Dr. Marie Land LLC | Psychologist Washington DC | Relationship Therapist Dupont Circle

You may be in the small pool of individuals who find someone who is essentially perfect. If so, let’s face it – that’s quite a nice combo of love and lust you’re experiencing because, well, no one is perfect. What starts out as acceptance of every behavior can sometimes turn into feeling like you have a microscope focused on every little irritating move he makes from morning until night. You may even acknowledge to yourself that your heightened awareness of things you want to change about him is just due to your mood at the moment, or some other fleeting feeling. Other times, there are things that just seem like they are non-negotiable. You like/love him. But he’s got to change. So can you really change him?

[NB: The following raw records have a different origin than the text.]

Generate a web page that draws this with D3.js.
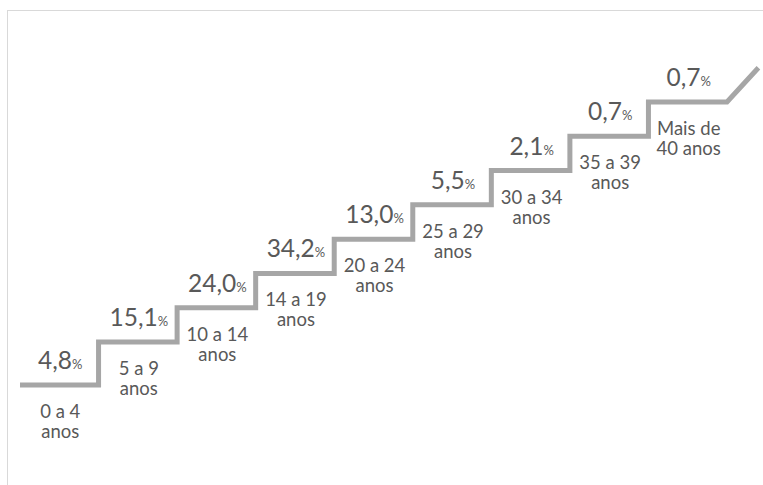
<!DOCTYPE html>
<html>
<head>
<meta charset="utf-8">
<script src="https://cdn.jsdelivr.net/npm/d3@7/dist/d3.min.js"></script>
<style>
  html, body { margin: 0; padding: 0; background: #fff; }
  svg { display: block; }
  text { font-family: Lato, "Open Sans", sans-serif; fill: #595959; }
</style>
</head>
<body>
<script>
// Data
const categories = [["0 a 4", "anos"], ["5 a 9", "anos"], ["10 a 14", "anos"], ["14 a 19", "anos"],
  ["20 a 24", "anos"], ["25 a 29", "anos"], ["30 a 34", "anos"], ["35 a 39", "anos"], ["Mais de", "40 anos"]];
const values = [4.8, 15.1, 24.0, 34.2, 13.0, 5.5, 2.1, 0.7, 0.7];
const stepLevels = [0, 1, 2, 3, 4, 5, 6, 7, 8];

const W = 763, H = 485;
const svg = d3.select("body").append("svg").attr("width", W).attr("height", H);

// frame
svg.append("rect").attr("x", 7.5).attr("y", 10.5).attr("width", W).attr("height", H)
  .attr("fill", "none").attr("stroke", "#d9d9d9").attr("stroke-width", 1);

const idx = d3.range(categories.length);
const x = d3.scaleBand().domain(idx).range([20, 727]).paddingInner(0).paddingOuter(0);
const y = d3.scaleLinear().domain([0, 1, 8]).range([385, 342, 102]);

// staircase path
const pts = [];
idx.forEach(i => {
  const lvl = stepLevels[i];
  pts.push([x(i), y(lvl)]);
  pts.push([x(i) + x.bandwidth(), y(lvl)]);
});
const last = idx[idx.length - 1];
pts.push([x(last) + x.bandwidth() + x.bandwidth() * 0.4, y(stepLevels[last] + 1)]);

svg.append("path")
  .attr("d", d3.line()(pts))
  .attr("fill", "none")
  .attr("stroke", "#a6a6a6")
  .attr("stroke-width", 5)
  .attr("stroke-linejoin", "miter");

const fmt = v => v.toFixed(1).replace(".", ",");

// value labels
idx.forEach(i => {
  const cx = x(i) + x.bandwidth() / 2 + 1;
  const ly = y(stepLevels[i]);
  const t = svg.append("text")
    .attr("x", cx).attr("y", ly - 16)
    .attr("text-anchor", "middle");
  t.append("tspan").style("font-size", "24.5px").text(fmt(values[i]));
  t.append("tspan").style("font-size", "13px").text("%");

  const c = svg.append("text")
    .attr("x", cx).attr("y", ly + 33)
    .attr("text-anchor", "middle")
    .style("font-size", "18.5px");
  c.append("tspan").attr("x", cx).attr("dy", 0).text(categories[i][0]);
  c.append("tspan").attr("x", cx).attr("dy", 20).text(categories[i][1]);
});
</script>
</body>
</html>
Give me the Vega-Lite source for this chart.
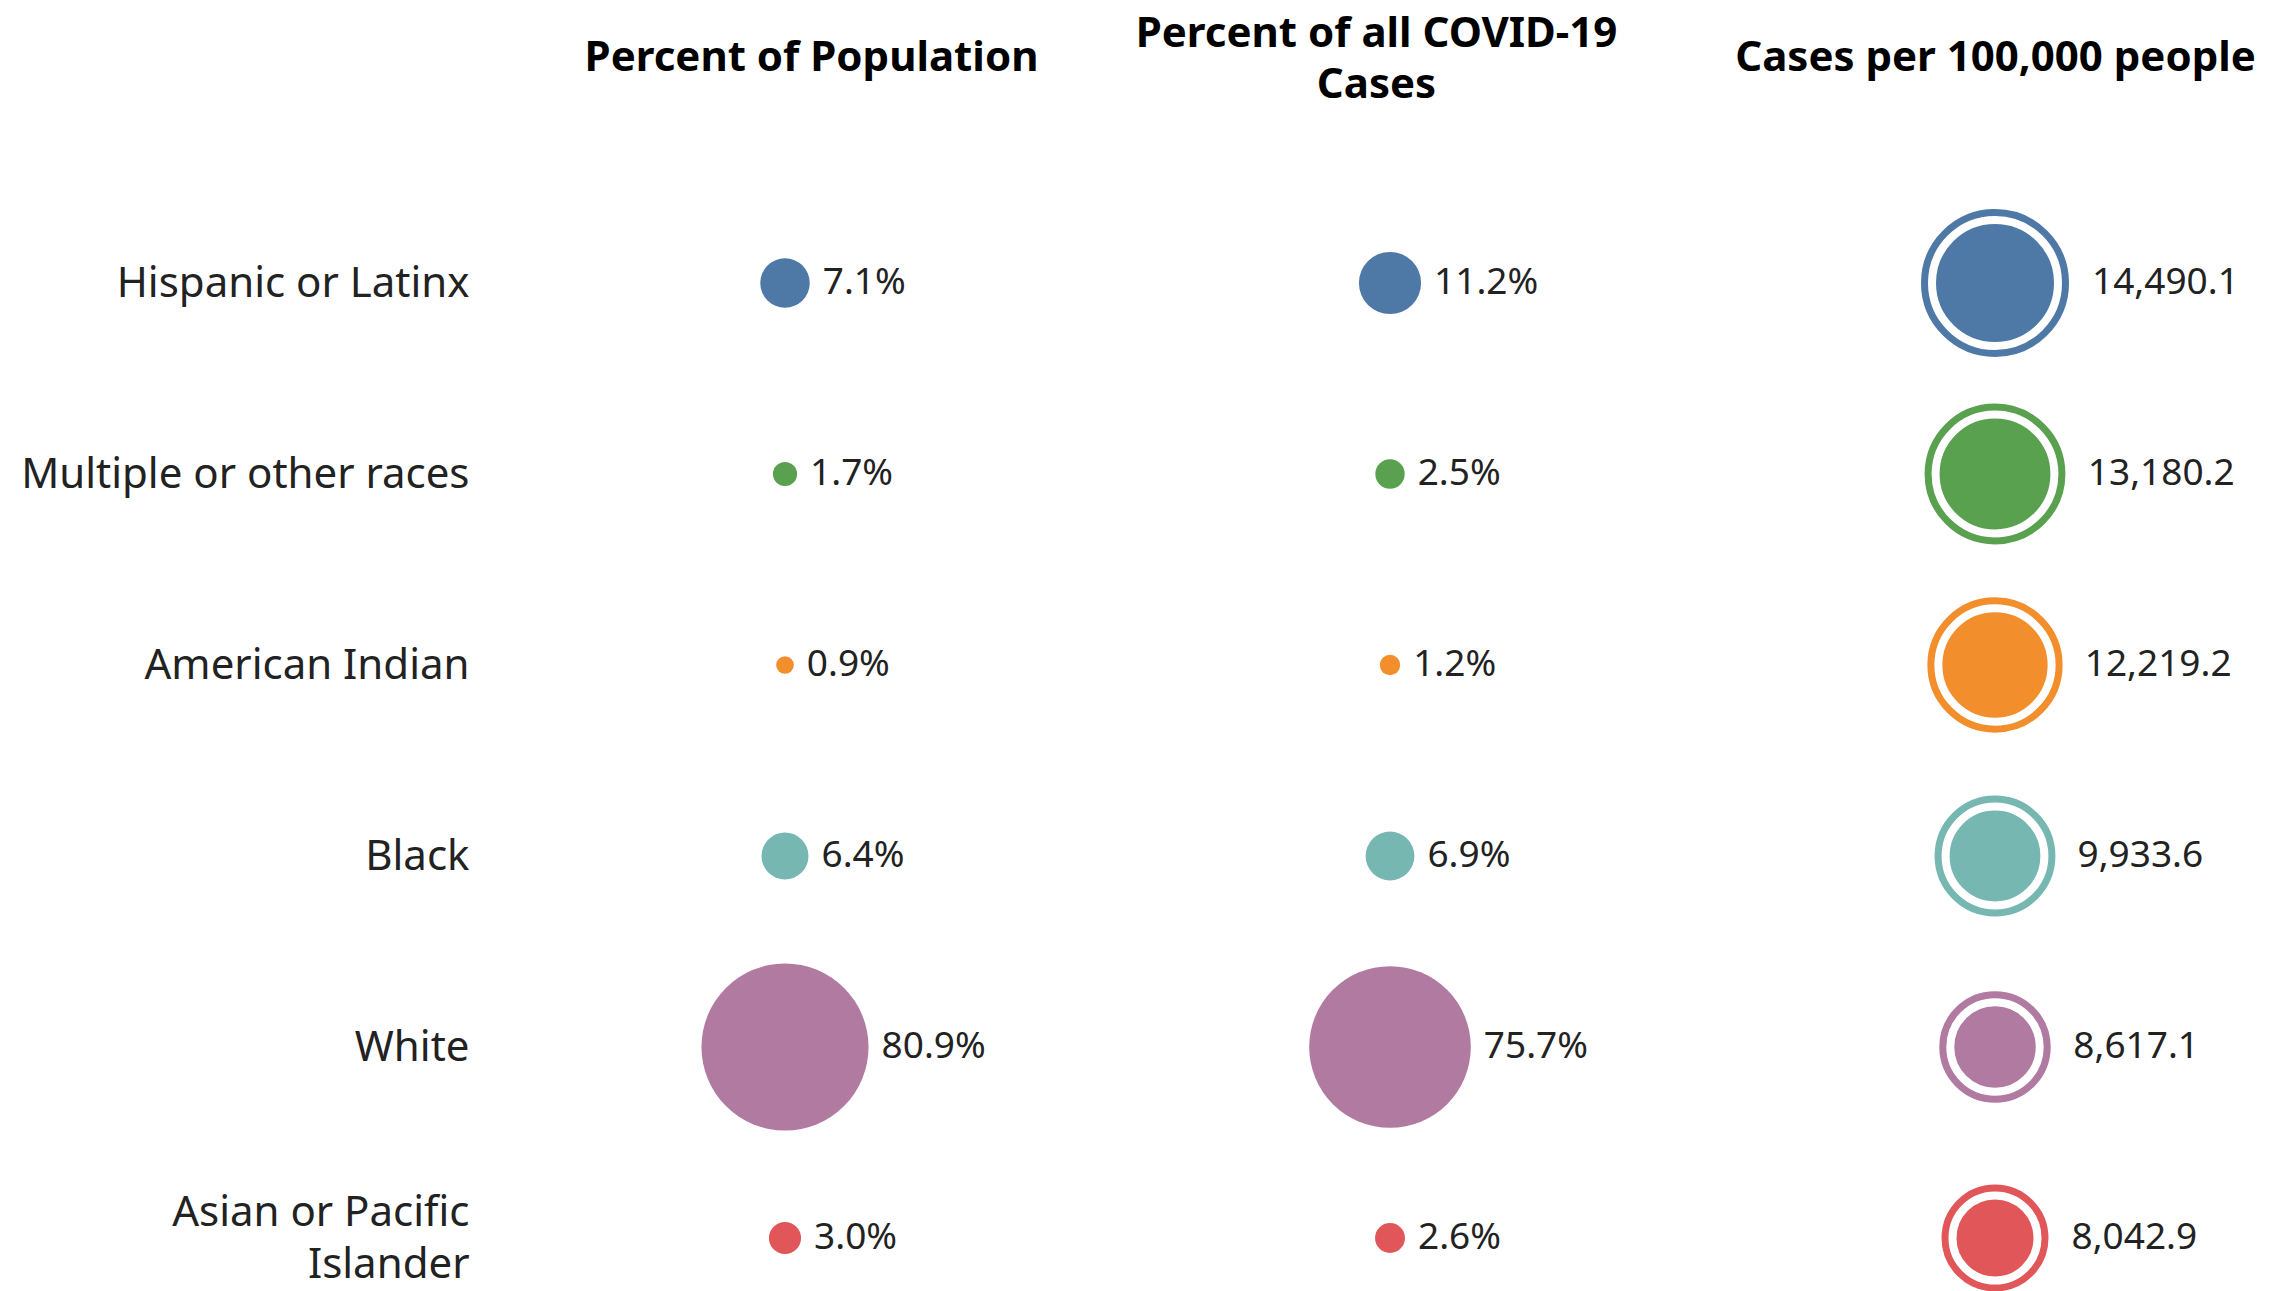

Before you try to change someone, ask yourself the question: Why is this so important to me? Once you really get in touch with your answer, consider the following qualities in your partner. Are they someone who changes and evolves in life in general? Or do they hang out with the same people, watch the same TV, and work at the same unsatisfying job…year after year?  Do they try to understand why you want them to change and why this thing is bothering you? If so, that’s good. That means they probably have some empathy and if they can make an easy compromise or adjustment to make your life a little better, no big deal. What’s their level of defensiveness? Do they fire back easily with something that is wrong with you (the fact that you’re asking them to change) or move quickly into focusing on a behavior that THEY want to change about YOU (this is a poor indication of someone who would change for another person)?  People (women and men) do change. If you find that there are really big things that need to change (those associated with the basic values of what is “right” or “wrong” to you both) in the relationship, it’s going to be pretty difficult to change that about your partner on your own (without a good couples therapist). If there are many little things that you’re trying to change, think about this next idea. 


You may use some logic like the following: “If he REALLY loved/liked me he would just do this thing for me. I would totally do it for him. Aren’t I worth it?”

You’ve created some formula in your mind that makes sense. A + B = C. He will stop being friends with his ex on Facebook (A) and will introduce me to his best friend (B) to prove he really likes me (C). The meaning you attribute to A and B (whatever they are) is not necessarily the same meaning he attributes to them. In fact, there’s a pretty good chance that he does not attribute the same meaning. The formulas we have in our minds that determine what we think is “normal” seem so believably logical. They are just truth!

Trying to take your partner’s perspective (imagining being in their shoes) is a great practice if you’re in a relationship. It helps create empathy and understanding much of the time. When it comes to changing behavior though, trying to see from his perspective may actually do nothing for your ability to see what he is experiencing. It may just be a great opportunity to imagine what you would do, and be more annoyed that they aren’t doing the same thing.

If you’re finding yourself annoyed by your guy’s inability to change some behavior find out his formula. Does A + B = C? More importantly, focus on C (the meaning you attribute to the behavior). The first part of the formula only matters because of the meaning you attribute (or assign) to it. Are there other ways that you know that C is true? Is this really about A and B, or are you just preoccupied with A and B because the real problem is C?